The other Sunday, as I was dropping off Mr Justice at a playdate, I found myself grumbling out loud about how I was supposed to be going food shopping next with the other two children and how I resented doing this on the weekend because I could do the shopping with Pixie and Tiddles any day and, any way, weekends were supposed to be different from weekdays, otherwise What’s. The. Bloody. Point.
Mr C, who politely listened to my little rant, patted me on my arm and gently suggested that I give up the distinction between weekday and weekend because it might make me happier.
And at that moment, I saw the days stretch out in front of me as far as the eye could see and I almost fell over with the endlessness of it all. It took me back to those early days as a First Time Mother, carrying Mr Justice around a local park, looking at other older children and thinking “The parents of those children survived…” and feeling like I might just not be able to myself because I could hardly breathe through the crush of unrelenting responsibility for this small angry creature from Jim Henson’s Workshop that I was holding.
And that was before I knew the full weight of it. That there would be wave after wave of requests and demands from that small creature – and the others that followed him – for sandwiches without crusts and drinks with heart-shaped ice and a dash of pink food-colouring in the blue-and-white plastic cup and NOT the white-and-blue one, thank you very much, and for comprehensive entertainment programmes for each day without one single minute left unscheduled in case someone actually got Bored for a minute, if you don’t mind, and for new shoes whose soles seem to have worn-through before we’ve even left the shop we bought them in, while you’re at it.

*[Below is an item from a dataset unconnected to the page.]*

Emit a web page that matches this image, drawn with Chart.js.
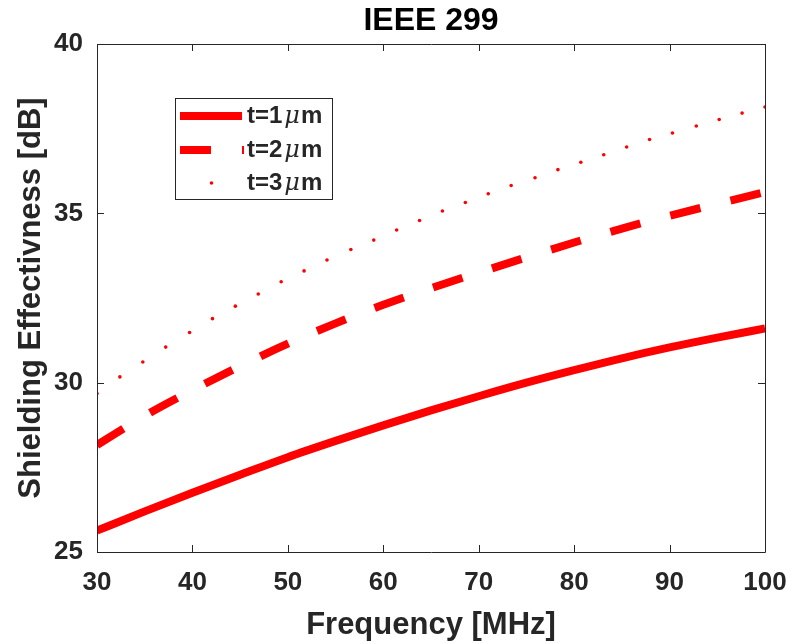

Of course nobody often says those things in italics, but their gratitude is inferred in their smiles and the way that when Daddy comes home they still want Mummy-Books and Mummy-Teeth and Mummy-Huggles, Mummy-Eskimo-Kisses-In-Bed and, of course, Mummy-Poos (which I hasten to add is where I act as Door Sentry while they do the ablutions – oh, why, oh why did I never manage to have just one child who was a Solo-Pooer?).
Overwhelming.
Nope, I’m clinging to this weekend concept for as long as I can, I said to myself as I drove off with my screaming children in the back into the car. And adhering to the “a change is as good as a holiday” rule, I decided to do my food shopping at a different supermarket.
Nobody can accuse me of not knowing how to have a good time. Nobody.